• _WHAT IS NEEDED_: Below is a listing; write it out exactly and drop any images from it.

• _GIVEN MATERIAL_:
########

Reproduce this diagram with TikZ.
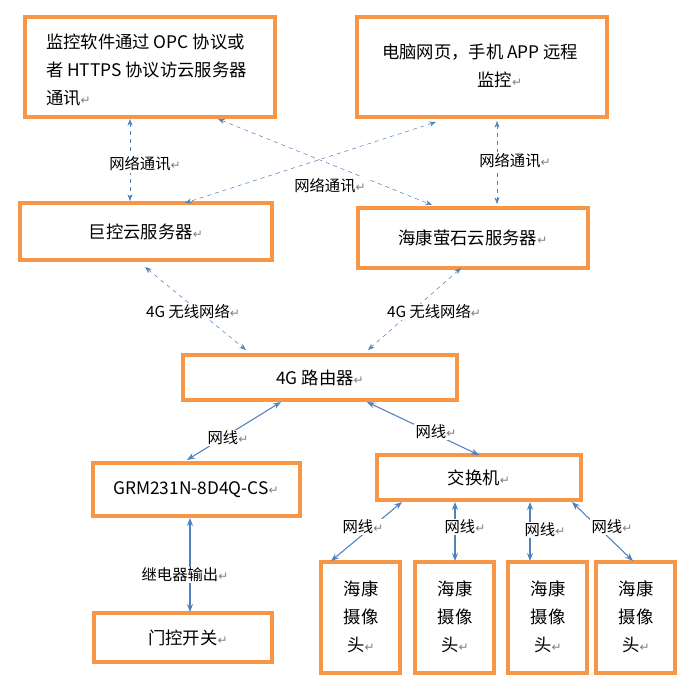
\documentclass[tikz,border=0pt]{standalone}
\usepackage{fontspec}
\setmainfont{Noto Sans CJK SC}
\newfontfamily\retfont{DejaVu Sans}
\usetikzlibrary{arrows.meta}
\definecolor{boxorange}{HTML}{F79646}
\definecolor{lineblue}{HTML}{4F81BD}
\newcommand{\ret}{{\retfont\color{gray}\small ↵}}
\tikzset{
  box/.style={draw=boxorange, line width=2.4pt, inner sep=0pt},
  net/.style={draw=lineblue, dashed, {Stealth[length=5pt]}-{Stealth[length=5pt]}},
  wire/.style={draw=lineblue, thick, {Stealth[length=6pt]}-{Stealth[length=6pt]}},
  lbl/.style={font=\fontsize{11.5}{13}\selectfont, fill=white, inner sep=1pt}
}
\begin{document}
\begin{tikzpicture}[x=0.75pt,y=-0.75pt]
\useasboundingbox (0,0) rectangle (689,683);
\fontsize{13}{21}\selectfont
% boxes
\draw[box] (25,17) rectangle (275,117);
\node[anchor=north west, align=left] (soft) at (40,28) {监控软件通过 OPC 协议或\\者 HTTPS 协议访云服务器\\通讯\ret};
\draw[box] (357,17) rectangle (607,117);
\node[anchor=north west, align=left] (web) at (376,38) {电脑网页，手机 APP 远程\\\hspace{5.5em}监控\ret};
\draw[box] (20,203) rectangle (272,260);
\node (jk) at (146,232) {巨控云服务器\ret};
\draw[box] (358,208) rectangle (588,268);
\node (hk) at (473,238) {海康萤石云服务器\ret};
\draw[box] (183,355) rectangle (457,400);
\node (rt) at (320,378) {4G 路由器\ret};
\draw[box] (93,463) rectangle (300,516);
\node (grm) at (196,490) {GRM231N-8D4Q-CS\ret};
\draw[box] (377,455) rectangle (581,500);
\node (sw) at (479,478) {交换机\ret};
\draw[box] (94,613) rectangle (272,662);
\node (door) at (188,638) {门控开关\ret};
\foreach \x/\n in {321/c1,415/c2,508/c3,596/c4}{
  \draw[box] (\x,562) rectangle ++(79,111);
  \node[align=center] (\n) at (\x+40,617) {海康\\摄像\\头\ret};
}
% connector ends
\coordinate (s1) at (130,119); \coordinate (s2) at (130,201);
\coordinate (w1) at (497,121); \coordinate (w2) at (497,204);
\coordinate (x1) at (218,119); \coordinate (x2) at (432,205);
\coordinate (y1) at (436,122); \coordinate (y2) at (185,203);
\coordinate (g1) at (145,267); \coordinate (g2) at (246,350);
\coordinate (h1) at (461,268); \coordinate (h2) at (368,350);
\coordinate (r1) at (281,402); \coordinate (r2) at (187,460);
\coordinate (r3) at (367,402); \coordinate (r4) at (479,455);
\coordinate (d1) at (190,518); \coordinate (d2) at (190,612);
\coordinate (k1) at (402,502); \coordinate (k2) at (331,561);
\coordinate (k3) at (455,502); \coordinate (k4) at (455,561);
\coordinate (k5) at (530,502); \coordinate (k6) at (530,561);
\coordinate (k7) at (572,502); \coordinate (k8) at (633,561);
% connectors
\draw[net] (s1) -- (s2);
\draw[net] (w1) -- (w2);
\draw[net] (x1) -- (x2);
\draw[net] (y1) -- (y2);
\draw[net] (g1) -- (g2);
\draw[net] (h1) -- (h2);
\draw[wire] (r1) -- (r2);
\draw[wire] (r3) -- (r4);
\draw[wire] (d1) -- (d2);
\draw[wire] (k1) -- (k2);
\draw[wire] (k3) -- (k4);
\draw[wire] (k5) -- (k6);
\draw[wire] (k7) -- (k8);
% labels
\node[lbl] (l1) at (145,164) {网络通讯\ret};
\node[lbl] (l2) at (515,161) {网络通讯\ret};
\node[lbl] (l3) at (330,186) {网络通讯\ret};
\node[lbl] (l4) at (193,312) {4G 无线网络\ret};
\node[lbl] (l5) at (434,312) {4G 无线网络\ret};
\node[lbl] (l6) at (228,438) {网线\ret};
\node[lbl] (l7) at (436,432) {网线\ret};
\node[lbl] (l8) at (185,575) {继电器输出\ret};
\node[lbl] (l9) at (363,527) {网线\ret};
\node[lbl] (l10) at (465,527) {网线\ret};
\node[lbl] (l11) at (545,530) {网线\ret};
\node[lbl] (l12) at (612,527) {网线\ret};
\end{tikzpicture}
\end{document}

########

• _ANSWER IN FULL_:
Reproduce this diagram with TikZ.
\documentclass[tikz,border=0pt]{standalone}
\usepackage{fontspec}
\setmainfont{Noto Sans CJK SC}
\newfontfamily\retfont{DejaVu Sans}
\usetikzlibrary{arrows.meta}
\definecolor{boxorange}{HTML}{F79646}
\definecolor{lineblue}{HTML}{4F81BD}
\newcommand{\ret}{{\retfont\color{gray}\small ↵}}
\tikzset{
  box/.style={draw=boxorange, line width=2.4pt, inner sep=0pt},
  net/.style={draw=lineblue, dashed, {Stealth[length=5pt]}-{Stealth[length=5pt]}},
  wire/.style={draw=lineblue, thick, {Stealth[length=6pt]}-{Stealth[length=6pt]}},
  lbl/.style={font=\fontsize{11.5}{13}\selectfont, fill=white, inner sep=1pt}
}
\begin{document}
\begin{tikzpicture}[x=0.75pt,y=-0.75pt]
\useasboundingbox (0,0) rectangle (689,683);
\fontsize{13}{21}\selectfont
% boxes
\draw[box] (25,17) rectangle (275,117);
\node[anchor=north west, align=left] (soft) at (40,28) {监控软件通过 OPC 协议或\\者 HTTPS 协议访云服务器\\通讯\ret};
\draw[box] (357,17) rectangle (607,117);
\node[anchor=north west, align=left] (web) at (376,38) {电脑网页，手机 APP 远程\\\hspace{5.5em}监控\ret};
\draw[box] (20,203) rectangle (272,260);
\node (jk) at (146,232) {巨控云服务器\ret};
\draw[box] (358,208) rectangle (588,268);
\node (hk) at (473,238) {海康萤石云服务器\ret};
\draw[box] (183,355) rectangle (457,400);
\node (rt) at (320,378) {4G 路由器\ret};
\draw[box] (93,463) rectangle (300,516);
\node (grm) at (196,490) {GRM231N-8D4Q-CS\ret};
\draw[box] (377,455) rectangle (581,500);
\node (sw) at (479,478) {交换机\ret};
\draw[box] (94,613) rectangle (272,662);
\node (door) at (188,638) {门控开关\ret};
\foreach \x/\n in {321/c1,415/c2,508/c3,596/c4}{
  \draw[box] (\x,562) rectangle ++(79,111);
  \node[align=center] (\n) at (\x+40,617) {海康\\摄像\\头\ret};
}
% connector ends
\coordinate (s1) at (130,119); \coordinate (s2) at (130,201);
\coordinate (w1) at (497,121); \coordinate (w2) at (497,204);
\coordinate (x1) at (218,119); \coordinate (x2) at (432,205);
\coordinate (y1) at (436,122); \coordinate (y2) at (185,203);
\coordinate (g1) at (145,267); \coordinate (g2) at (246,350);
\coordinate (h1) at (461,268); \coordinate (h2) at (368,350);
\coordinate (r1) at (281,402); \coordinate (r2) at (187,460);
\coordinate (r3) at (367,402); \coordinate (r4) at (479,455);
\coordinate (d1) at (190,518); \coordinate (d2) at (190,612);
\coordinate (k1) at (402,502); \coordinate (k2) at (331,561);
\coordinate (k3) at (455,502); \coordinate (k4) at (455,561);
\coordinate (k5) at (530,502); \coordinate (k6) at (530,561);
\coordinate (k7) at (572,502); \coordinate (k8) at (633,561);
% connectors
\draw[net] (s1) -- (s2);
\draw[net] (w1) -- (w2);
\draw[net] (x1) -- (x2);
\draw[net] (y1) -- (y2);
\draw[net] (g1) -- (g2);
\draw[net] (h1) -- (h2);
\draw[wire] (r1) -- (r2);
\draw[wire] (r3) -- (r4);
\draw[wire] (d1) -- (d2);
\draw[wire] (k1) -- (k2);
\draw[wire] (k3) -- (k4);
\draw[wire] (k5) -- (k6);
\draw[wire] (k7) -- (k8);
% labels
\node[lbl] (l1) at (145,164) {网络通讯\ret};
\node[lbl] (l2) at (515,161) {网络通讯\ret};
\node[lbl] (l3) at (330,186) {网络通讯\ret};
\node[lbl] (l4) at (193,312) {4G 无线网络\ret};
\node[lbl] (l5) at (434,312) {4G 无线网络\ret};
\node[lbl] (l6) at (228,438) {网线\ret};
\node[lbl] (l7) at (436,432) {网线\ret};
\node[lbl] (l8) at (185,575) {继电器输出\ret};
\node[lbl] (l9) at (363,527) {网线\ret};
\node[lbl] (l10) at (465,527) {网线\ret};
\node[lbl] (l11) at (545,530) {网线\ret};
\node[lbl] (l12) at (612,527) {网线\ret};
\end{tikzpicture}
\end{document}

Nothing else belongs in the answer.